The wider backdrop to the exercise is the ongoing wrangling in Pakistan over Iran’s nuclear programme, the grinding stalemate of conventional war in Ukraine, and rising tensions in the Baltic region, fuelled by repeated drone incidents. Yet Russia’s nuclear posturing is hardly new. Threats to resort to tactical nuclear weapons have been made since Moscow first invaded Ukraine in February 2022. Former Russian president Dmitry Medvedev, now deputy chairman of the Security Council, has issued especially bellicose statements on the potential use of nuclear weapons.
Against this tense backdrop, the exercise in Belarus last month seemed intended to send a clear message to Europe and the US. There is anxiety in Brussels about Europe's security and its place in the global geopolitical order, the Russian invasion being the continent’s first major land war in 80 years.
This has made non-nuclear states increasingly interested in obtaining a nuclear weapon. In the 1990s, it was India and Pakistan that crossed the threshold to join the nuclear club, which had previously been limited to the five major victors of the Second World War, plus Israel (which maintains a policy of ambiguity). North Korea joined relatively recently when it conducted its first nuclear test in 2006.
The rush to get a bomb was restrained through both the Treaty on the Non-Proliferation of Nuclear Weapons (NPT), which entered into force in 1970, and the voluntary renunciation of nuclear ambitions by countries such as South Africa, Argentina, Brazil, and former Soviet states, including Ukraine. But a flurry of 21st-century conflicts and a new sense of geopolitical ‘disorder’ as China grows in strength and the United States withdraws from multilateralism have prompted a rethink.

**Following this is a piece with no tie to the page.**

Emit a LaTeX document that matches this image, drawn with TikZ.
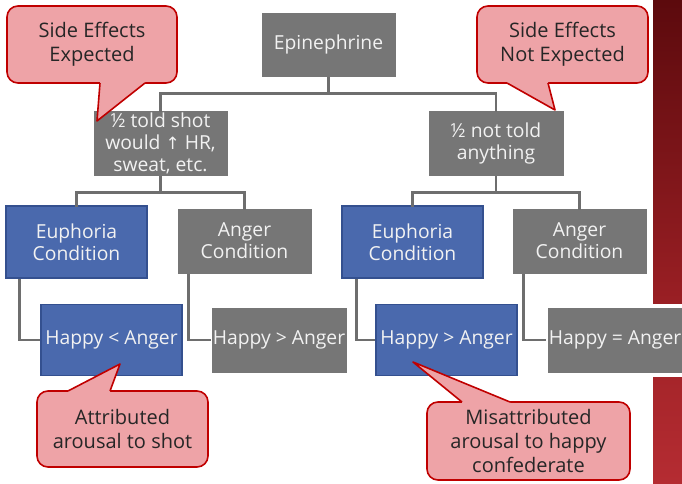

Iran currently commands the world’s attention owing to the recent six-week war and the continuing economic fallout, but nuclear concerns are far more widespread, reinforced by the failure of UN-hosted negotiations in May to reaffirm the objectives of the NPT. There are now mounting fears of a new nuclear arms race, whether this involves Iran or not. This was the third consecutive NPT review failure, with unsuccessful conferences held in 2015 and 2022. It reflects a growing divide among the major nuclear powers over disarmament and nuclear proliferation.

Arms control vacuum
As a result, there is now a vacuum in global arms control, following the expiry last February of the last remaining treaty limiting the size of Russian and American strategic nuclear arsenals. Moscow formally suspended its participation in February 2023, a year after its invasion of Ukraine, citing the impossibility of inspections and the broader geopolitical environment. Washington has said it wants a “more suitable” agreement that includes China, and has not sought to extend the treaty in its current form.